According to China Labour Bulletin, China’s 288 million migrant workers—often rural residents who travel to cities in search of work—constitute over a third of China’s total work force, and 30% of them hold jobs in manufacturing. As China scrambled to contain the viral spread, local governments shut down train lines and bus routes, essentially stranding the millions of laborers who had returned to their home towns to celebrate Chinese New Year.

Workers walk at a shipyard in Nantong in China’s eastern Jiangsu province on February 10, 2020. Millions of people in China were supposed to return to work on February 10 after an extended holiday to slow the spread of the new coronavirus.
STR/AFP via Getty Images

“As far as we know from the workers we have talked with, many of them are still in their home town and many of them are finding it very difficult to get back to the city they work in,” said Roy Leung, policy and education officer at Hong Kong-based labor advocates Worker Empowerment.

According to analysts at Nomura, as of February 13 only 21.3% of migrant workers had returned to the cities where they work, compared to a “return rate” of 84.9% at the same point last year. The Japanese finance firm used data from Baidu’s Migration Index—a map launched in 2016 by Chinese search engine giant Baidu to track travel patterns across the Lunar New Year holiday—for its estimate.

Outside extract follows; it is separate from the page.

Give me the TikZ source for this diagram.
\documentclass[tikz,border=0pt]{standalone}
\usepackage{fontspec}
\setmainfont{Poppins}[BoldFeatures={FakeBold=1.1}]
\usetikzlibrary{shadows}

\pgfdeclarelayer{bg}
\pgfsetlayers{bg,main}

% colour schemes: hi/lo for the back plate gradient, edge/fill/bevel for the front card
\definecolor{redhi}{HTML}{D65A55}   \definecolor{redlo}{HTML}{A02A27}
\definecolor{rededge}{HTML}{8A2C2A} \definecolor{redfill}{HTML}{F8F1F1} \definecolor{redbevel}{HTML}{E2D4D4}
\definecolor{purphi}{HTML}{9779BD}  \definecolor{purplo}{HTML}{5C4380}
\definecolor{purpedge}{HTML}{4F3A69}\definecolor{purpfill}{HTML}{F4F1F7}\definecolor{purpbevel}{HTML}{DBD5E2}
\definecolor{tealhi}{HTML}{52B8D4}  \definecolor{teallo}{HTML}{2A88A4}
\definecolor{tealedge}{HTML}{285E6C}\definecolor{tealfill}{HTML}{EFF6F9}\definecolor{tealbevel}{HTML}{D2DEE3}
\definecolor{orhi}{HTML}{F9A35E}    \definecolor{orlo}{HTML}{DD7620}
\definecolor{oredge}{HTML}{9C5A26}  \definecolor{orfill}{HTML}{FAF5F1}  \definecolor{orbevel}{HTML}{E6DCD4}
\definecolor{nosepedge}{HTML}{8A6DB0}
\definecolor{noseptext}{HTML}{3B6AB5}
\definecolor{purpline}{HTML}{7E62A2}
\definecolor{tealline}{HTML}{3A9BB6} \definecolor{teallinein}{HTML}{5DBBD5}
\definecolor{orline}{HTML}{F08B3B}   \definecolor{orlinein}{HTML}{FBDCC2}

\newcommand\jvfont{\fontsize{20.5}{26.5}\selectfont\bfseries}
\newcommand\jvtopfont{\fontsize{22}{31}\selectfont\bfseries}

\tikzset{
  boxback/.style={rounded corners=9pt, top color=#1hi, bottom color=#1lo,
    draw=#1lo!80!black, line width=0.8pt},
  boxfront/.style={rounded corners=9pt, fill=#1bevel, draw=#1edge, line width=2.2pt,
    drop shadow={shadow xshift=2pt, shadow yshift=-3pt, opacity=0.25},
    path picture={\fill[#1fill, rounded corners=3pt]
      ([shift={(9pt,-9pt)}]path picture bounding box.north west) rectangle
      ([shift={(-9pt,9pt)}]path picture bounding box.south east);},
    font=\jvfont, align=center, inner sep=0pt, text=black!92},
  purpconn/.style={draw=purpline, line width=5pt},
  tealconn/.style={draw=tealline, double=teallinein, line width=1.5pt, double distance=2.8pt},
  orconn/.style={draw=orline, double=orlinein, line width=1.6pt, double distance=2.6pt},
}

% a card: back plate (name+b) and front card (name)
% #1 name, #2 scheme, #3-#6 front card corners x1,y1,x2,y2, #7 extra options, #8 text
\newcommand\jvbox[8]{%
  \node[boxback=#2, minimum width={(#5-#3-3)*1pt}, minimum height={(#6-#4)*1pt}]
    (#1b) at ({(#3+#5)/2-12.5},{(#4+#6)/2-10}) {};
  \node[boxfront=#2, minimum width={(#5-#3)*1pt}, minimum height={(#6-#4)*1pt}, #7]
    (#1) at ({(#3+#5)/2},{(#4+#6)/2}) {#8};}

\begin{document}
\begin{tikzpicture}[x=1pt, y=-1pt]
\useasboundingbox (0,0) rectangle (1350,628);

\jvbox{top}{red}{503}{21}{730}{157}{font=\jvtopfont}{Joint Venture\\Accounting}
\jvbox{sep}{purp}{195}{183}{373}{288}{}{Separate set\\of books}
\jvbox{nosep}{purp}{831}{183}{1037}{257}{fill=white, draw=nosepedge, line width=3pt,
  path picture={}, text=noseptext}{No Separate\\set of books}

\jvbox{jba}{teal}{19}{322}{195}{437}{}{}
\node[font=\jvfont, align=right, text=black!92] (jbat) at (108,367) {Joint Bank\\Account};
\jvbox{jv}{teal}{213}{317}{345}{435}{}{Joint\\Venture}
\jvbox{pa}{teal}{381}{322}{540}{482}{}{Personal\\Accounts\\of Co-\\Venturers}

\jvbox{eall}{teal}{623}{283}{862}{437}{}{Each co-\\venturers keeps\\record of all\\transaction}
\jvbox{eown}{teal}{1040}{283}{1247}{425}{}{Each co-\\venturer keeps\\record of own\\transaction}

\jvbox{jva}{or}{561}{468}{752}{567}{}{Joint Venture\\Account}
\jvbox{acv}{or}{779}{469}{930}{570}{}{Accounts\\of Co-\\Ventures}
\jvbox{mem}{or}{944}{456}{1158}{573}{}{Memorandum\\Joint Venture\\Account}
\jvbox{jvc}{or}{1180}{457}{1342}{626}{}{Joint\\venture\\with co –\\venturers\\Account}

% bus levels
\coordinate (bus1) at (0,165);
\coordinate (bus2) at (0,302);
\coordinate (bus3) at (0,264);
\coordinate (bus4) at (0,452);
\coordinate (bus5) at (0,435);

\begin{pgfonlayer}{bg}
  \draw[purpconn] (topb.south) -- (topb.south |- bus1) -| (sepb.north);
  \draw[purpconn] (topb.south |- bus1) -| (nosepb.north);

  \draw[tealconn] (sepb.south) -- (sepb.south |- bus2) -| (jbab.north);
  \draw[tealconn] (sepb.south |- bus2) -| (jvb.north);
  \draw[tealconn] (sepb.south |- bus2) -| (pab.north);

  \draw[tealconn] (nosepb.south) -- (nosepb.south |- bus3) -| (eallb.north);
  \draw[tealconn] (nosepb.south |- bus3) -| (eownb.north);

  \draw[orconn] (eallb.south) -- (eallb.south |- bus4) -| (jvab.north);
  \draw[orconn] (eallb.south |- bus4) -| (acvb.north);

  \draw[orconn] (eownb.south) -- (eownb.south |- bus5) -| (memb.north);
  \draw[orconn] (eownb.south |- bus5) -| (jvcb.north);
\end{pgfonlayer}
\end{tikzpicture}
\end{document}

Despite the labor shortage, factories—including those owned by giants like Tesla, Airbus, Toyota and General Motors—are starting to reopen but are a long way from returning to full capacity. A survey conducted last week by the American Chamber of Commerce of 109 companies along the Yangtze River Delta—an economic corridor that generates 20% of China’s GDP—found that 78% didn’t have sufficient staff to resume full production.

“The biggest problem is a lack of workers as they are subjected to travel restrictions and quarantines, the number one and number two problems identified in the survey. Anyone coming from outside the immediate area undergoes a 14-day quarantine,” Chamber president Ker Gibbs told Reuters.

Health and safety

As the central government pressured factories to return to work, regional authorities—wary of spreading contagion—issued guidelines on how to handle workers who do return. Common precautions include establishing temperature checks at factory entrances, ensuring surgical masks are worn, and encouraging employees to eat lunch alone to reduce the risk of transmission. But these measures are hard to enforce.

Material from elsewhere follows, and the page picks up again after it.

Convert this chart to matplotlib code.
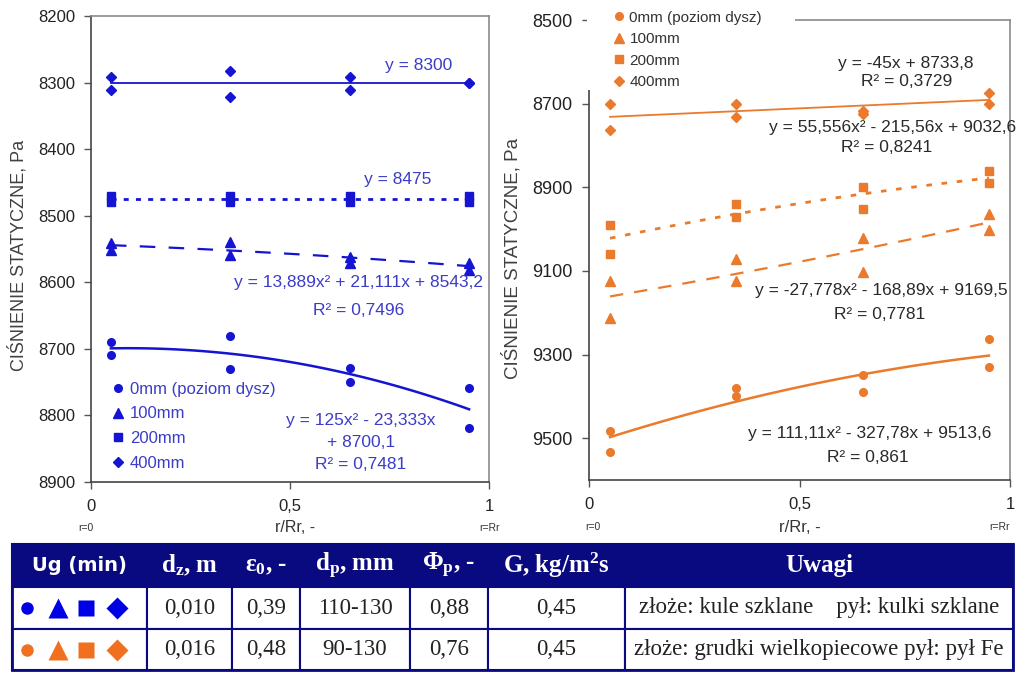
import numpy as np
import matplotlib.pyplot as plt
from matplotlib.patches import Rectangle

plt.rcParams['font.family'] = ['Liberation Sans', 'DejaVu Sans']
plt.rcParams['mathtext.fontset'] = 'custom'
plt.rcParams['mathtext.rm'] = 'Liberation Serif'
plt.rcParams['mathtext.bf'] = 'Liberation Serif:bold'
plt.rcParams['mathtext.default'] = 'bf'

# measurement positions r/Rr (two readings at each)
r_pos = [0.05, 0.05, 0.35, 0.35, 0.65, 0.65, 0.95, 0.95]

# left chart - glass beads bed
blue_0mm = [8690, 8709, 8681, 8730, 8729, 8750, 8759, 8819]
blue_100mm = [8541, 8551, 8539, 8559, 8562, 8571, 8571, 8581]
blue_200mm = [8470, 8480, 8470, 8480, 8470, 8480, 8470, 8480]
blue_400mm = [8292, 8311, 8283, 8322, 8292, 8311, 8300, 8300]

# right chart - blast furnace pellets bed
orange_0mm = [9483, 9534, 9380, 9400, 9350, 9390, 9262, 9330]
orange_100mm = [9123, 9213, 9072, 9123, 9022, 9103, 8965, 9003]
orange_200mm = [8991, 9060, 8941, 8972, 8900, 8953, 8862, 8890]
orange_400mm = [8700, 8762, 8700, 8733, 8717, 8724, 8674, 8700]

# trendline coefficients as printed on the chart (a, b, c for ax^2+bx+c)
fit_blue = [[125, -23.333, 8700.1], [13.889, 21.111, 8543.2], [0, 0, 8475], [0, 0, 8300]]
fit_orange = [[111.11, -327.78, 9513.6], [-27.778, -168.89, 9169.5],
              [55.556, -215.56, 9032.6], [0, -45, 8733.8]]

labels = ['0mm (poziom dysz)', '100mm', '200mm', '400mm']
markers = ['o', '^', 's', 'D']
msizes = [5.5, 7, 6, 5.5]

eq_blue = [['y = 125x² - 23,333x', '+ 8700,1', 'R² = 0,7481'],
           ['y = 13,889x² + 21,111x + 8543,2', 'R² = 0,7496'],
           ['y = 8475'], ['y = 8300']]
eq_orange = [['y = 111,11x² - 327,78x + 9513,6', 'R² = 0,861'],
             ['y = -27,778x² - 168,89x + 9169,5', 'R² = 0,7781'],
             ['y = 55,556x² - 215,56x + 9032,6', 'R² = 0,8241'],
             ['y = -45x + 8733,8', 'R² = 0,3729']]

# table
headers = ['Ug (min)', 'd$_z$, m', 'ε$_0$, -', 'd$_p$, mm', 'Φ$_p$, -', 'G, kg/m$^2$s', 'Uwagi']
row_blue = ['', '0,010', '0,39', '110-130', '0,88', '0,45', 'złoże: kule szklane    pył: kulki szklane']
row_orange = ['', '0,016', '0,48', '90-130', '0,76', '0,45', 'złoże: grudki wielkopiecowe pył: pył Fe']

BLUE = '#1414d2'
BLUE_TXT = '#3c3cc8'
ORANGE = '#ea7a2c'
NAVY = '#0a0a80'

W, H = 1027, 673
fig = plt.figure(figsize=(W / 100, H / 100), dpi=100)


def px_axes(x0, y0, x1, y1):
    return [x0 / W, 1 - y1 / H, (x1 - x0) / W, (y1 - y0) / H]


axL = fig.add_axes(px_axes(91, 16, 489, 482))
axR = fig.add_axes(px_axes(589, 20, 1010, 480))
tab = fig.add_axes([0, 0, 1, 1], zorder=-1)
tab.set_xlim(0, W)
tab.set_ylim(H, 0)
tab.axis('off')

xs = np.linspace(0.05, 0.95, 60)
styles_L = ['-', (0, (7, 6)), (0, (1.8, 2.6)), '-']
styles_R = ['-', (0, (6, 5)), (0, (2, 3.5)), '-']
widths = [1.8, 1.6, 2.0, 1.3]


def draw(ax, series, fits, color, lstyles, tsize):
    handles = []
    for vals, coef, m, ms, ls, lw in zip(series, fits, markers, msizes, lstyles, widths):
        h, = ax.plot(r_pos, vals, ls='none', marker=m, ms=ms, color=color, zorder=4)
        ax.plot(xs, np.polyval(coef, xs), ls=ls, lw=lw, color=color, zorder=3)
        handles.append(h)
    ax.set_xlim(0, 1)
    ax.set_xticks([0, 0.5, 1])
    ax.set_xticklabels(['0', '0,5', '1'])
    ax.tick_params(direction='out', length=5, width=1, color='#555555',
                   labelcolor='#222222', labelsize=tsize)
    ax.tick_params(axis='x', pad=7, labelsize=12)
    for s in ['top', 'right']:
        ax.spines[s].set_color('#8a8a8a')
    for s in ['left', 'bottom']:
        ax.spines[s].set_color('#444444')
    for s in ax.spines.values():
        s.set_linewidth(1.2)
    return handles


hL = draw(axL, [blue_0mm, blue_100mm, blue_200mm, blue_400mm], fit_blue, BLUE, styles_L, 12)
axL.set_ylim(8900, 8200)
axL.set_yticks(np.arange(8200, 8901, 100))
axL.tick_params(axis='y', pad=6)

hR = draw(axR, [orange_0mm, orange_100mm, orange_200mm, orange_400mm], fit_orange, ORANGE, styles_R, 13)
axR.set_ylim(9600, 8500)
axR.set_yticks(np.arange(8500, 9501, 200))
axR.tick_params(axis='y', pad=7)

# equation labels (x, y in data coords for each line)
pos_blue = [[(0.678, 8808), (0.678, 8840), (0.678, 8873)],
            [(0.673, 8600), (0.673, 8642)],
            [(0.771, 8445)], [(0.824, 8274)]]
for lines, pts in zip(eq_blue, pos_blue):
    for t, (x, y) in zip(lines, pts):
        axL.text(x, y, t, ha='center', va='center', fontsize=12.5, color=BLUE_TXT, zorder=5)

pos_orange = [[(0.667, 9488), (0.662, 9545)],
              [(0.694, 9148), (0.691, 9205)],
              [(0.722, 8756), (0.708, 8804)],
              [(0.753, 8603), (0.755, 8648)]]
for lines, pts in zip(eq_orange, pos_orange):
    for t, (x, y) in zip(lines, pts):
        axR.text(x, y, t, ha='center', va='center', fontsize=12.5, color='#2a2a2a', zorder=5)

axL.legend(hL, labels, loc='upper left', bbox_to_anchor=(0.052, 0.215), frameon=False,
           handlelength=0.8, handletextpad=0.3, labelspacing=0.58, fontsize=12,
           labelcolor=BLUE_TXT, borderaxespad=0, borderpad=0)

axR.add_patch(Rectangle((-0.004, 0.848), 0.494, 0.19, transform=axR.transAxes,
                        facecolor='white', edgecolor='none', clip_on=False, zorder=3))
legR = axR.legend(hR, labels, loc='upper left', bbox_to_anchor=(0.056, 1.02), frameon=False,
                  handlelength=0.8, handletextpad=0.3, labelspacing=0.49, fontsize=11,
                  labelcolor='#333333', borderaxespad=0, borderpad=0)
legR.set_zorder(6)

# axis titles
fig.text(18 / W, 1 - 255 / H, 'CIŚNIENIE STATYCZNE, Pa', rotation=90, ha='center', va='center',
         fontsize=13, color='#404040')
fig.text(512 / W, 1 - 258 / H, 'CIŚNIENIE STATYCZNE, Pa', rotation=90, ha='center', va='center',
         fontsize=13.5, color='#404040')
for x, y, t, fs in [(86, 528, 'r=0', 7.5), (295, 527, 'r/Rr, -', 11.5), (489, 528, 'r=Rr', 7.5),
                    (593, 527, 'r=0', 7.5), (800, 528, 'r/Rr, -', 12), (1000, 527, 'r=Rr', 7.5)]:
    tab.text(x, y, t, ha='center', va='center', fontsize=fs, color='#333333')

# table
col_edges = [12, 147, 232, 300, 410, 488, 625, 1013]
row_edges = [544, 587, 629, 670]
tab.add_patch(Rectangle((col_edges[0], row_edges[0]), col_edges[-1] - col_edges[0],
                        row_edges[1] - row_edges[0], facecolor=NAVY, edgecolor=NAVY, lw=1.5))
for r in range(1, 3):
    for c in range(len(col_edges) - 1):
        tab.add_patch(Rectangle((col_edges[c], row_edges[r]), col_edges[c + 1] - col_edges[c],
                                row_edges[r + 1] - row_edges[r], facecolor='white',
                                edgecolor=NAVY, lw=1.5))
tab.add_patch(Rectangle((col_edges[0], row_edges[0]), col_edges[-1] - col_edges[0],
                        row_edges[-1] - row_edges[0], facecolor='none', edgecolor=NAVY, lw=2))

yc = [(row_edges[i] + row_edges[i + 1]) / 2 for i in range(3)]
for c, t in enumerate(headers):
    xc = (col_edges[c] + col_edges[c + 1]) / 2
    if c == 0:
        tab.text(xc, yc[0], t, ha='center', va='center', fontsize=14, fontweight='bold',
                 color='white', family='DejaVu Sans')
    else:
        tab.text(xc, yc[0], t, ha='center', va='center', fontsize=18, fontweight='bold',
                 color='white', family='Liberation Serif')
for r, row in enumerate([row_blue, row_orange]):
    for c, t in enumerate(row):
        xc = (col_edges[c] + col_edges[c + 1]) / 2
        tab.text(xc, yc[r + 1], t, ha='center', va='center', fontsize=16.5,
                 color='#222222', family='Liberation Serif')

sym_x = [27, 58, 86, 117]
sym_size = [9, 15, 11, 11.5]
for r, color in enumerate(['#0000e6', '#f07020']):
    for x, m, s in zip(sym_x, markers, sym_size):
        tab.plot(x, yc[r + 1], marker=m, ms=s, color=color, ls='none', mec='none')

fig.savefig('out.png', dpi=100)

According to Leung, some factories have simply used carboard boxes to partition cafeteria tables, creating solo-dining spaces, while other factories are requiring employees to bring their own surgical masks—despite widespread shortages on the protective gear. Even greater problems exist in employee dormitories, where staff often bunk up to 12 in a room, sometimes sharing one bathroom for the entire floor.

“Small factories typically aren’t able to provide dormitories but larger manufacturers like Foxconn still provide some staff with cheap accommodation. In bigger companies, I would say 40-50% [of workers] live in dormitories and ensuring a clean living space will be more important than sterilizing the factory floor,” Leung said.

Taiwan’s Foxconn, which manufactures iPhones and iPads for Apple, operates 12 factories across China and employs over a million people, making it China’s single largest private employer. According to Reuters, only 10% of Foxconn’s laborers had returned to work as of February 10, when the manufacturer was given permission to reopen—provided factories check employee temperatures twice a day and disinfect work surfaces daily.

Foxconn didn’t respond to Fortune‘s interview requests, but it has denied the Reuters report in a statement filed to the Taipei stock exchange. The statement also denied the report that Foxconn is targeting 50% production by the end of the month. The manufacturer didn’t provide details on its actual production goals, however the fallout from its slowdown is already taking effect.

In a memo to shareholders Monday, Apple CEO Tim Cook said the Californian company would miss its revenue projections for March, writing that “worldwide iPhone supply will be temporarily constrained.”